> Stated exercise
Drop the pictures, then extract the listing word for word.

> Data shown
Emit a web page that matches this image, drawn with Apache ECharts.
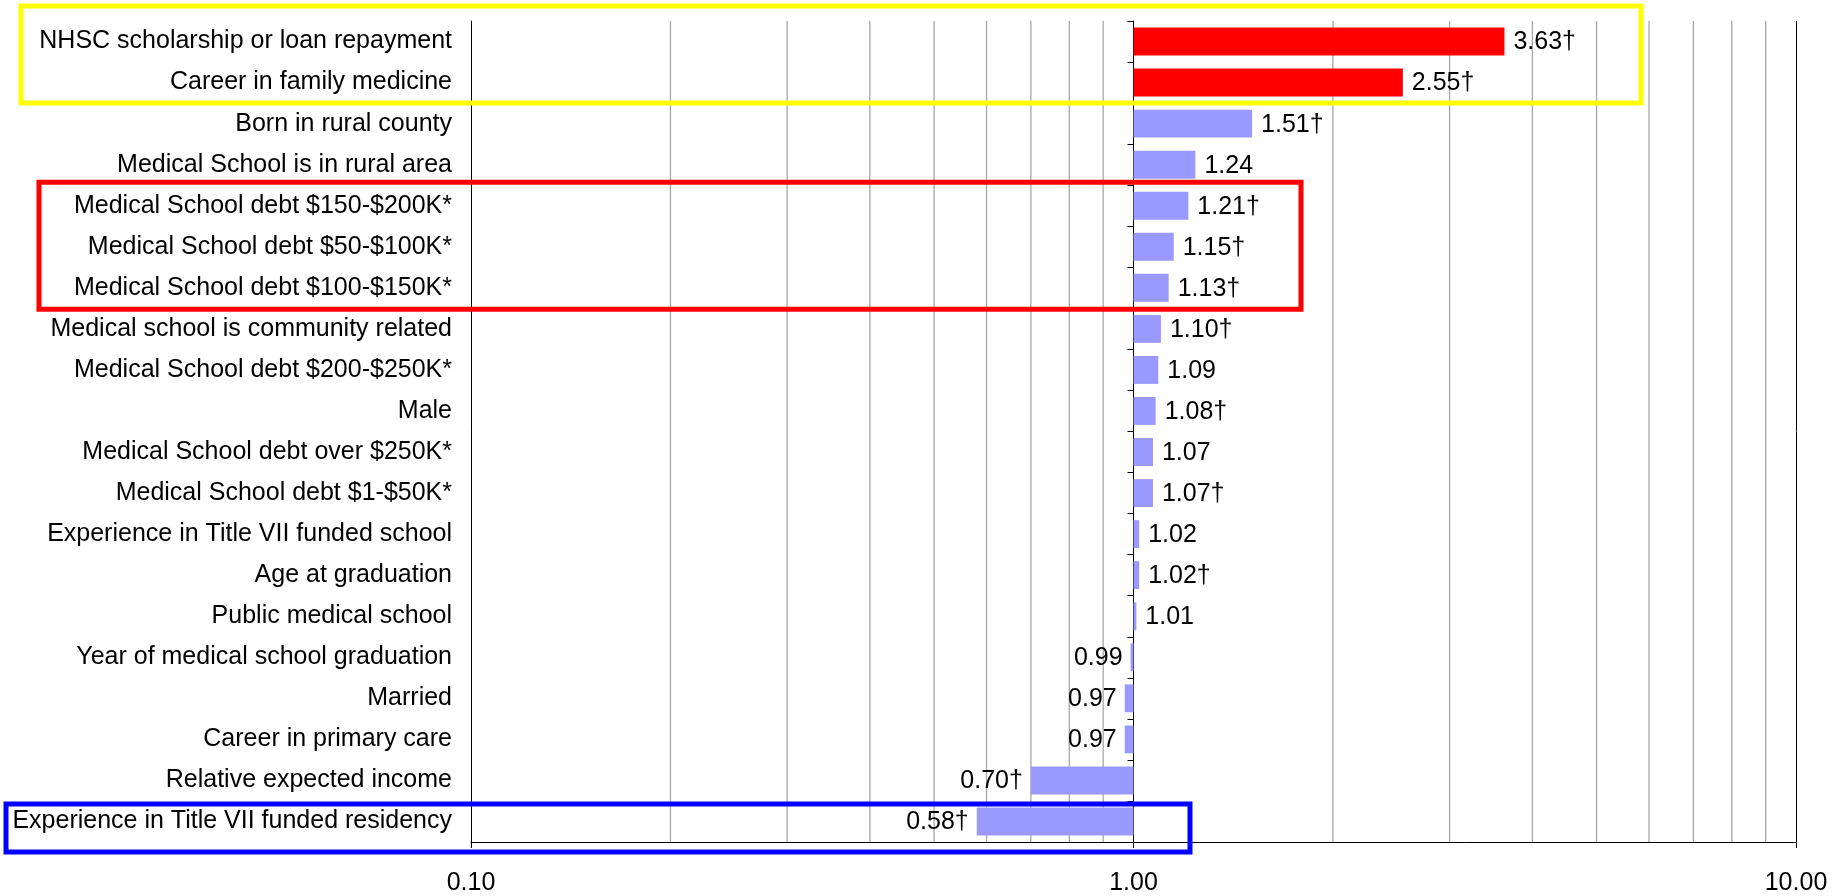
<!DOCTYPE html>
<html>
<head>
<meta charset="utf-8">
<script src="https://cdn.jsdelivr.net/npm/echarts@6/dist/echarts.min.js"></script>
<style>
html,body{margin:0;padding:0;background:#fff;}
#chart{width:1841px;height:896px;}
</style>
</head>
<body>
<div id="chart"></div>
<script>
const categories = [
  "NHSC scholarship or loan repayment",
  "Career in family medicine",
  "Born in rural county",
  "Medical School is in rural area",
  "Medical School debt $150-$200K*",
  "Medical School debt $50-$100K*",
  "Medical School debt $100-$150K*",
  "Medical school is community related",
  "Medical School debt $200-$250K*",
  "Male",
  "Medical School debt over $250K*",
  "Medical School debt $1-$50K*",
  "Experience in Title VII funded school",
  "Age at graduation",
  "Public medical school",
  "Year of medical school graduation",
  "Married",
  "Career in primary care",
  "Relative expected income",
  "Experience in Title VII funded residency"
];
const oddsRatios = [3.63, 2.55, 1.51, 1.24, 1.21, 1.15, 1.13, 1.10, 1.09, 1.08, 1.07, 1.07, 1.02, 1.02, 1.01, 0.99, 0.97, 0.97, 0.70, 0.58];
const significant = [true, true, true, false, true, true, true, true, false, true, false, true, false, true, false, false, false, false, true, true];
const highlighted = ["NHSC scholarship or loan repayment", "Career in family medicine"];
const minorGridValues = [0.2, 0.3, 0.4, 0.5, 0.6, 0.7, 0.8, 0.9, 2, 3, 4, 5, 6, 7, 8, 9];
const baseline = 1;

const FONT = '"Liberation Sans", Arial, sans-serif';
const FS = 25;

const chart = echarts.init(document.getElementById('chart'));

const barData = oddsRatios.map((v, i) => [v, i, significant[i] ? 1 : 0]);

const option = {
  animation: false,
  backgroundColor: '#fff',
  grid: { left: 471, right: 45, top: 21, bottom: 54, containLabel: false },
  xAxis: {
    type: 'log', logBase: 10, min: 0.1, max: 10,
    axisLine: { show: true, lineStyle: { color: '#000', width: 1 } },
    axisTick: { show: true, inside: false, length: 6, lineStyle: { color: '#000' } },
    axisLabel: {
      margin: 29, color: '#000', fontSize: FS, fontFamily: FONT,
      formatter: v => Number(v).toFixed(2)
    },
    splitLine: { show: true, lineStyle: { color: '#000', width: 1 } }
  },
  yAxis: [{
    type: 'category', data: categories, inverse: true,
    axisLine: { show: true, lineStyle: { color: '#000', width: 1 } },
    axisTick: { show: false },
    axisLabel: { margin: 19, color: '#000', fontSize: FS, fontFamily: FONT },
    splitLine: { show: false }
  }, {
    type: 'category', data: categories, inverse: true, position: 'left', offset: 0,
    axisLine: { show: true, lineStyle: { color: '#000', width: 1 } },
    axisTick: { show: true, inside: false, length: 6, lineStyle: { color: '#000' } },
    axisLabel: { show: false },
    splitLine: { show: false }
  }],
  series: [{
    type: 'custom',
    name: 'minorGrid',
    silent: true,
    z: 1,
    data: minorGridValues.map(v => [v, 0]),
    encode: { x: 0, y: 1 },
    renderItem: function (params, api) {
      const x = api.coord([api.value(0), 0])[0];
      const cs = params.coordSys;
      return {
        type: 'line',
        shape: { x1: x, y1: cs.y, x2: x, y2: cs.y + cs.height },
        style: { stroke: '#a6a6a6', lineWidth: 1.3 }
      };
    }
  }, {
    type: 'custom',
    name: 'Odds ratio',
    z: 5,
    data: barData,
    encode: { x: 0, y: 1 },
    renderItem: function (params, api) {
      const v = api.value(0);
      const idx = api.value(1);
      const sig = api.value(2);
      const p0 = api.coord([baseline, idx]);
      const p1 = api.coord([v, idx]);
      const band = Math.abs(api.coord([baseline, 1])[1] - api.coord([baseline, 0])[1]);
      const h = band * 0.68;
      const left = Math.min(p0[0], p1[0]);
      const w = Math.abs(p1[0] - p0[0]);
      const color = highlighted.indexOf(categories[idx]) >= 0 ? '#ff0000' : '#9999ff';
      const label = v.toFixed(2) + (sig ? '\u2020' : '');
      const isUp = v >= baseline;
      return {
        type: 'group',
        children: [{
          type: 'rect',
          shape: { x: left, y: p0[1] - h / 2, width: w, height: h },
          style: { fill: color }
        }, {
          type: 'text',
          x: isUp ? p1[0] + 9 : p1[0] - 8,
          y: p0[1] + 1,
          style: {
            text: label, fill: '#000', fontSize: FS, fontFamily: FONT,
            align: isUp ? 'left' : 'right', verticalAlign: 'middle'
          }
        }]
      };
    }
  }]
};

chart.setOption(option);

// place the crossing axis at x = 1 and draw annotation boxes from category positions
const xOne = chart.convertToPixel({ xAxisIndex: 0 }, baseline);
const gridLeft = 471;
const rowY = i => chart.convertToPixel({ yAxisIndex: 0 }, categories[i]);
const band = Math.abs(rowY(1) - rowY(0));
const rowTop = i => rowY(i) - band / 2;
const rowBottom = i => rowY(i) + band / 2;

const boxes = [
  { from: 0, to: 1, x1: 21, x2: 1641, dTop: -15, dBottom: 0, color: '#ffff00' },
  { from: 4, to: 6, x1: 39, x2: 1301, dTop: -3, dBottom: 1, color: '#ff0000' },
  { from: 19, to: 19, x1: 6, x2: 1190, dTop: 3, dBottom: 10, color: '#0000ff' }
];

chart.setOption({
  yAxis: [{}, { offset: -(xOne - gridLeft) }],
  graphic: boxes.map(b => ({
    type: 'rect',
    z: 100,
    silent: true,
    shape: {
      x: b.x1, y: rowTop(b.from) + b.dTop,
      width: b.x2 - b.x1, height: (rowBottom(b.to) + b.dBottom) - (rowTop(b.from) + b.dTop)
    },
    style: { fill: 'none', stroke: b.color, lineWidth: 5 }
  }))
});
</script>
</body>
</html>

> Solution for this problem
Emit a web page that matches this image, drawn with Apache ECharts.
<!DOCTYPE html>
<html>
<head>
<meta charset="utf-8">
<script src="https://cdn.jsdelivr.net/npm/echarts@6/dist/echarts.min.js"></script>
<style>
html,body{margin:0;padding:0;background:#fff;}
#chart{width:1841px;height:896px;}
</style>
</head>
<body>
<div id="chart"></div>
<script>
const categories = [
  "NHSC scholarship or loan repayment",
  "Career in family medicine",
  "Born in rural county",
  "Medical School is in rural area",
  "Medical School debt $150-$200K*",
  "Medical School debt $50-$100K*",
  "Medical School debt $100-$150K*",
  "Medical school is community related",
  "Medical School debt $200-$250K*",
  "Male",
  "Medical School debt over $250K*",
  "Medical School debt $1-$50K*",
  "Experience in Title VII funded school",
  "Age at graduation",
  "Public medical school",
  "Year of medical school graduation",
  "Married",
  "Career in primary care",
  "Relative expected income",
  "Experience in Title VII funded residency"
];
const oddsRatios = [3.63, 2.55, 1.51, 1.24, 1.21, 1.15, 1.13, 1.10, 1.09, 1.08, 1.07, 1.07, 1.02, 1.02, 1.01, 0.99, 0.97, 0.97, 0.70, 0.58];
const significant = [true, true, true, false, true, true, true, true, false, true, false, true, false, true, false, false, false, false, true, true];
const highlighted = ["NHSC scholarship or loan repayment", "Career in family medicine"];
const minorGridValues = [0.2, 0.3, 0.4, 0.5, 0.6, 0.7, 0.8, 0.9, 2, 3, 4, 5, 6, 7, 8, 9];
const baseline = 1;

const FONT = '"Liberation Sans", Arial, sans-serif';
const FS = 25;

const chart = echarts.init(document.getElementById('chart'));

const barData = oddsRatios.map((v, i) => [v, i, significant[i] ? 1 : 0]);

const option = {
  animation: false,
  backgroundColor: '#fff',
  grid: { left: 471, right: 45, top: 21, bottom: 54, containLabel: false },
  xAxis: {
    type: 'log', logBase: 10, min: 0.1, max: 10,
    axisLine: { show: true, lineStyle: { color: '#000', width: 1 } },
    axisTick: { show: true, inside: false, length: 6, lineStyle: { color: '#000' } },
    axisLabel: {
      margin: 29, color: '#000', fontSize: FS, fontFamily: FONT,
      formatter: v => Number(v).toFixed(2)
    },
    splitLine: { show: true, lineStyle: { color: '#000', width: 1 } }
  },
  yAxis: [{
    type: 'category', data: categories, inverse: true,
    axisLine: { show: true, lineStyle: { color: '#000', width: 1 } },
    axisTick: { show: false },
    axisLabel: { margin: 19, color: '#000', fontSize: FS, fontFamily: FONT },
    splitLine: { show: false }
  }, {
    type: 'category', data: categories, inverse: true, position: 'left', offset: 0,
    axisLine: { show: true, lineStyle: { color: '#000', width: 1 } },
    axisTick: { show: true, inside: false, length: 6, lineStyle: { color: '#000' } },
    axisLabel: { show: false },
    splitLine: { show: false }
  }],
  series: [{
    type: 'custom',
    name: 'minorGrid',
    silent: true,
    z: 1,
    data: minorGridValues.map(v => [v, 0]),
    encode: { x: 0, y: 1 },
    renderItem: function (params, api) {
      const x = api.coord([api.value(0), 0])[0];
      const cs = params.coordSys;
      return {
        type: 'line',
        shape: { x1: x, y1: cs.y, x2: x, y2: cs.y + cs.height },
        style: { stroke: '#a6a6a6', lineWidth: 1.3 }
      };
    }
  }, {
    type: 'custom',
    name: 'Odds ratio',
    z: 5,
    data: barData,
    encode: { x: 0, y: 1 },
    renderItem: function (params, api) {
      const v = api.value(0);
      const idx = api.value(1);
      const sig = api.value(2);
      const p0 = api.coord([baseline, idx]);
      const p1 = api.coord([v, idx]);
      const band = Math.abs(api.coord([baseline, 1])[1] - api.coord([baseline, 0])[1]);
      const h = band * 0.68;
      const left = Math.min(p0[0], p1[0]);
      const w = Math.abs(p1[0] - p0[0]);
      const color = highlighted.indexOf(categories[idx]) >= 0 ? '#ff0000' : '#9999ff';
      const label = v.toFixed(2) + (sig ? '\u2020' : '');
      const isUp = v >= baseline;
      return {
        type: 'group',
        children: [{
          type: 'rect',
          shape: { x: left, y: p0[1] - h / 2, width: w, height: h },
          style: { fill: color }
        }, {
          type: 'text',
          x: isUp ? p1[0] + 9 : p1[0] - 8,
          y: p0[1] + 1,
          style: {
            text: label, fill: '#000', fontSize: FS, fontFamily: FONT,
            align: isUp ? 'left' : 'right', verticalAlign: 'middle'
          }
        }]
      };
    }
  }]
};

chart.setOption(option);

// place the crossing axis at x = 1 and draw annotation boxes from category positions
const xOne = chart.convertToPixel({ xAxisIndex: 0 }, baseline);
const gridLeft = 471;
const rowY = i => chart.convertToPixel({ yAxisIndex: 0 }, categories[i]);
const band = Math.abs(rowY(1) - rowY(0));
const rowTop = i => rowY(i) - band / 2;
const rowBottom = i => rowY(i) + band / 2;

const boxes = [
  { from: 0, to: 1, x1: 21, x2: 1641, dTop: -15, dBottom: 0, color: '#ffff00' },
  { from: 4, to: 6, x1: 39, x2: 1301, dTop: -3, dBottom: 1, color: '#ff0000' },
  { from: 19, to: 19, x1: 6, x2: 1190, dTop: 3, dBottom: 10, color: '#0000ff' }
];

chart.setOption({
  yAxis: [{}, { offset: -(xOne - gridLeft) }],
  graphic: boxes.map(b => ({
    type: 'rect',
    z: 100,
    silent: true,
    shape: {
      x: b.x1, y: rowTop(b.from) + b.dTop,
      width: b.x2 - b.x1, height: (rowBottom(b.to) + b.dBottom) - (rowTop(b.from) + b.dTop)
    },
    style: { fill: 'none', stroke: b.color, lineWidth: 5 }
  }))
});
</script>
</body>
</html>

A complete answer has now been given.